Quote the listing below in its entirety, omitting every image.
⟨
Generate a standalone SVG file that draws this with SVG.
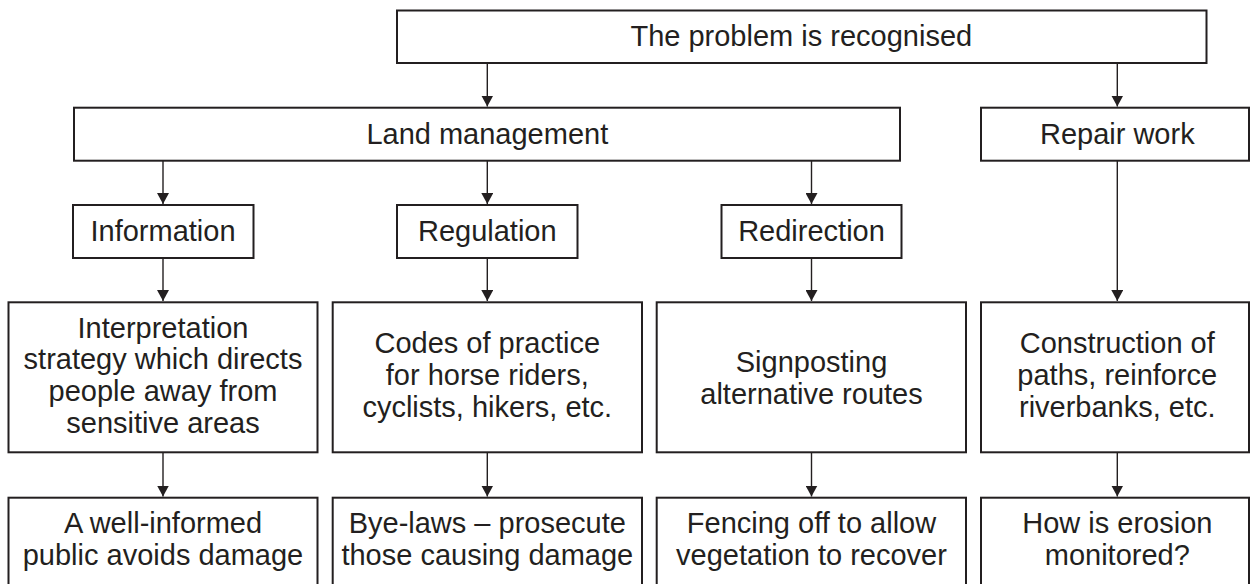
<svg xmlns="http://www.w3.org/2000/svg" width="1250" height="584" viewBox="0 0 1250 584">
<style>
.box{fill:#fff;stroke:#231f20;stroke-width:2}
.lbl{font-family:"Liberation Sans",Arial,sans-serif;font-size:29px;fill:#231f20;text-anchor:middle}
.con{stroke:#231f20;stroke-width:1.4;fill:none;marker-end:url(#ah)}
</style>
<defs>
<marker id="ah" viewBox="0 0 11 12" refX="11" refY="6" markerWidth="11" markerHeight="12" markerUnits="userSpaceOnUse" orient="auto">
<path d="M0,0 L11,6 L0,12 Z" fill="#231f20"/>
</marker>
</defs>
<rect width="1250" height="584" fill="#fff"/>
<g id="connectors">
<line class="con" x1="487.3" y1="63" x2="487.3" y2="106.5"/>
<line class="con" x1="1117.3" y1="63" x2="1117.3" y2="106.5"/>
<line class="con" x1="163" y1="161" x2="163" y2="204"/>
<line class="con" x1="487.3" y1="161" x2="487.3" y2="204"/>
<line class="con" x1="811.5" y1="161" x2="811.5" y2="204"/>
<line class="con" x1="1117.3" y1="161" x2="1117.3" y2="301"/>
<line class="con" x1="163" y1="258" x2="163" y2="301"/>
<line class="con" x1="487.3" y1="258" x2="487.3" y2="301"/>
<line class="con" x1="811.5" y1="258" x2="811.5" y2="301"/>
<line class="con" x1="163" y1="452.3" x2="163" y2="496.5"/>
<line class="con" x1="487.3" y1="452.3" x2="487.3" y2="496.5"/>
<line class="con" x1="811.5" y1="452.3" x2="811.5" y2="496.5"/>
<line class="con" x1="1117.3" y1="452.3" x2="1117.3" y2="496.5"/>
</g>
<g id="n-problem"><rect class="box" x="397" y="10.5" width="809.5" height="52.5"/><text class="lbl" x="801.3" y="46">The problem is recognised</text></g>
<g id="n-land"><rect class="box" x="74" y="107.7" width="826" height="53"/><text class="lbl" x="487.3" y="144">Land management</text></g>
<g id="n-repair"><rect class="box" x="981" y="107.7" width="268" height="53"/><text class="lbl" x="1117.3" y="144">Repair work</text></g>
<g id="n-info"><rect class="box" x="73" y="205" width="180.5" height="53"/><text class="lbl" x="163" y="240.7">Information</text></g>
<g id="n-regulation"><rect class="box" x="397" y="205" width="180.5" height="53"/><text class="lbl" x="487.3" y="240.7">Regulation</text></g>
<g id="n-redirection"><rect class="box" x="721.5" y="205" width="180" height="53"/><text class="lbl" x="811.5" y="240.7">Redirection</text></g>
<g id="n-interp"><rect class="box" x="8.5" y="302.3" width="309" height="150"/>
<text class="lbl" x="163" y="337.7">Interpretation</text>
<text class="lbl" x="163" y="369.3">strategy which directs</text>
<text class="lbl" x="163" y="401">people away from</text>
<text class="lbl" x="163" y="432.7">sensitive areas</text></g>
<g id="n-codes"><rect class="box" x="332.7" y="302.3" width="309.3" height="150"/>
<text class="lbl" x="487.3" y="353.3">Codes of practice</text>
<text class="lbl" x="487.3" y="385">for horse riders,</text>
<text class="lbl" x="487.3" y="417.3">cyclists, hikers, etc.</text></g>
<g id="n-sign"><rect class="box" x="656.7" y="302.3" width="309.3" height="150"/>
<text class="lbl" x="811.5" y="372.3">Signposting</text>
<text class="lbl" x="811.5" y="404">alternative routes</text></g>
<g id="n-construct"><rect class="box" x="981" y="302.3" width="268" height="150"/>
<text class="lbl" x="1117.3" y="353.3">Construction of</text>
<text class="lbl" x="1117.3" y="385">paths, reinforce</text>
<text class="lbl" x="1117.3" y="417.3">riverbanks, etc.</text></g>
<g id="n-public"><rect class="box" x="8.5" y="497.7" width="309" height="120"/>
<text class="lbl" x="163" y="533.3">A well-informed</text>
<text class="lbl" x="163" y="565.3">public avoids damage</text></g>
<g id="n-byelaws"><rect class="box" x="332.7" y="497.7" width="309.3" height="120"/>
<text class="lbl" x="487.3" y="533.3">Bye-laws – prosecute</text>
<text class="lbl" x="487.3" y="565.3">those causing damage</text></g>
<g id="n-fencing"><rect class="box" x="656.7" y="497.7" width="309.3" height="120"/>
<text class="lbl" x="811.5" y="533.3">Fencing off to allow</text>
<text class="lbl" x="811.5" y="565.3">vegetation to recover</text></g>
<g id="n-erosion"><rect class="box" x="981" y="497.7" width="268" height="120"/>
<text class="lbl" x="1117.3" y="533.3">How is erosion</text>
<text class="lbl" x="1117.3" y="565.3">monitored?</text></g>
</svg>
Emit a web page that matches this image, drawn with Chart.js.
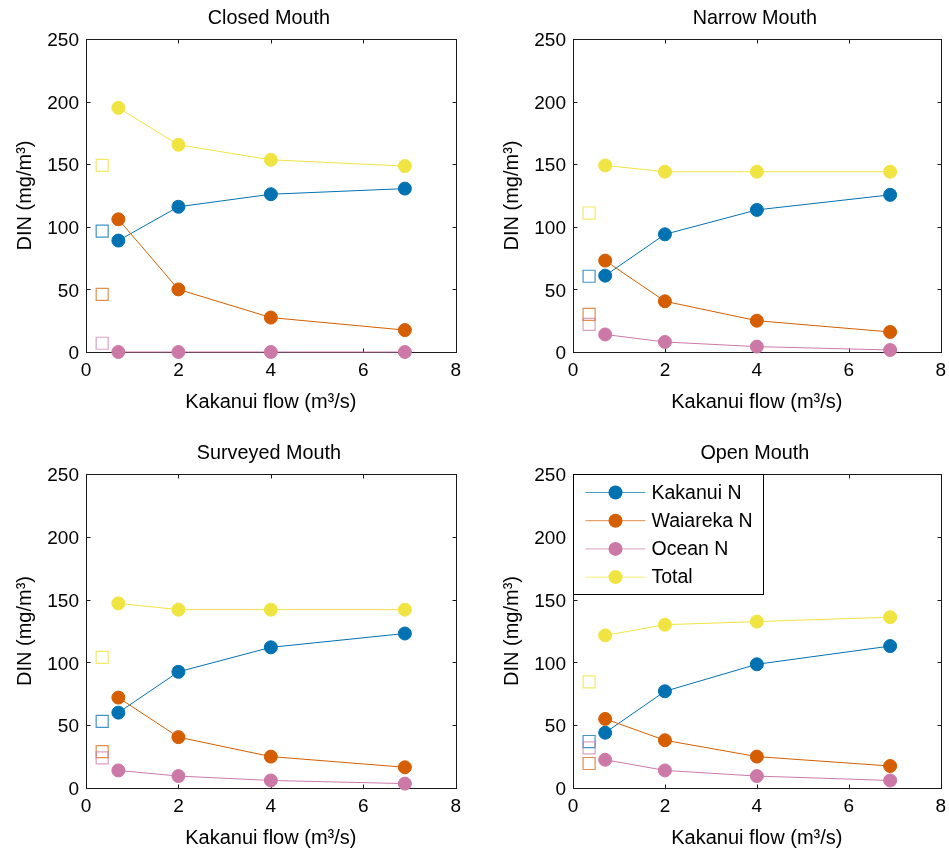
⟩
Answer for the task:
Generate a standalone SVG file that draws this with SVG.
<svg xmlns="http://www.w3.org/2000/svg" width="1250" height="584" viewBox="0 0 1250 584">
<style>
.box{fill:#fff;stroke:#231f20;stroke-width:2}
.lbl{font-family:"Liberation Sans",Arial,sans-serif;font-size:29px;fill:#231f20;text-anchor:middle}
.con{stroke:#231f20;stroke-width:1.4;fill:none;marker-end:url(#ah)}
</style>
<defs>
<marker id="ah" viewBox="0 0 11 12" refX="11" refY="6" markerWidth="11" markerHeight="12" markerUnits="userSpaceOnUse" orient="auto">
<path d="M0,0 L11,6 L0,12 Z" fill="#231f20"/>
</marker>
</defs>
<rect width="1250" height="584" fill="#fff"/>
<g id="connectors">
<line class="con" x1="487.3" y1="63" x2="487.3" y2="106.5"/>
<line class="con" x1="1117.3" y1="63" x2="1117.3" y2="106.5"/>
<line class="con" x1="163" y1="161" x2="163" y2="204"/>
<line class="con" x1="487.3" y1="161" x2="487.3" y2="204"/>
<line class="con" x1="811.5" y1="161" x2="811.5" y2="204"/>
<line class="con" x1="1117.3" y1="161" x2="1117.3" y2="301"/>
<line class="con" x1="163" y1="258" x2="163" y2="301"/>
<line class="con" x1="487.3" y1="258" x2="487.3" y2="301"/>
<line class="con" x1="811.5" y1="258" x2="811.5" y2="301"/>
<line class="con" x1="163" y1="452.3" x2="163" y2="496.5"/>
<line class="con" x1="487.3" y1="452.3" x2="487.3" y2="496.5"/>
<line class="con" x1="811.5" y1="452.3" x2="811.5" y2="496.5"/>
<line class="con" x1="1117.3" y1="452.3" x2="1117.3" y2="496.5"/>
</g>
<g id="n-problem"><rect class="box" x="397" y="10.5" width="809.5" height="52.5"/><text class="lbl" x="801.3" y="46">The problem is recognised</text></g>
<g id="n-land"><rect class="box" x="74" y="107.7" width="826" height="53"/><text class="lbl" x="487.3" y="144">Land management</text></g>
<g id="n-repair"><rect class="box" x="981" y="107.7" width="268" height="53"/><text class="lbl" x="1117.3" y="144">Repair work</text></g>
<g id="n-info"><rect class="box" x="73" y="205" width="180.5" height="53"/><text class="lbl" x="163" y="240.7">Information</text></g>
<g id="n-regulation"><rect class="box" x="397" y="205" width="180.5" height="53"/><text class="lbl" x="487.3" y="240.7">Regulation</text></g>
<g id="n-redirection"><rect class="box" x="721.5" y="205" width="180" height="53"/><text class="lbl" x="811.5" y="240.7">Redirection</text></g>
<g id="n-interp"><rect class="box" x="8.5" y="302.3" width="309" height="150"/>
<text class="lbl" x="163" y="337.7">Interpretation</text>
<text class="lbl" x="163" y="369.3">strategy which directs</text>
<text class="lbl" x="163" y="401">people away from</text>
<text class="lbl" x="163" y="432.7">sensitive areas</text></g>
<g id="n-codes"><rect class="box" x="332.7" y="302.3" width="309.3" height="150"/>
<text class="lbl" x="487.3" y="353.3">Codes of practice</text>
<text class="lbl" x="487.3" y="385">for horse riders,</text>
<text class="lbl" x="487.3" y="417.3">cyclists, hikers, etc.</text></g>
<g id="n-sign"><rect class="box" x="656.7" y="302.3" width="309.3" height="150"/>
<text class="lbl" x="811.5" y="372.3">Signposting</text>
<text class="lbl" x="811.5" y="404">alternative routes</text></g>
<g id="n-construct"><rect class="box" x="981" y="302.3" width="268" height="150"/>
<text class="lbl" x="1117.3" y="353.3">Construction of</text>
<text class="lbl" x="1117.3" y="385">paths, reinforce</text>
<text class="lbl" x="1117.3" y="417.3">riverbanks, etc.</text></g>
<g id="n-public"><rect class="box" x="8.5" y="497.7" width="309" height="120"/>
<text class="lbl" x="163" y="533.3">A well-informed</text>
<text class="lbl" x="163" y="565.3">public avoids damage</text></g>
<g id="n-byelaws"><rect class="box" x="332.7" y="497.7" width="309.3" height="120"/>
<text class="lbl" x="487.3" y="533.3">Bye-laws – prosecute</text>
<text class="lbl" x="487.3" y="565.3">those causing damage</text></g>
<g id="n-fencing"><rect class="box" x="656.7" y="497.7" width="309.3" height="120"/>
<text class="lbl" x="811.5" y="533.3">Fencing off to allow</text>
<text class="lbl" x="811.5" y="565.3">vegetation to recover</text></g>
<g id="n-erosion"><rect class="box" x="981" y="497.7" width="268" height="120"/>
<text class="lbl" x="1117.3" y="533.3">How is erosion</text>
<text class="lbl" x="1117.3" y="565.3">monitored?</text></g>
</svg>
Emit a web page that matches this image, drawn with Chart.js.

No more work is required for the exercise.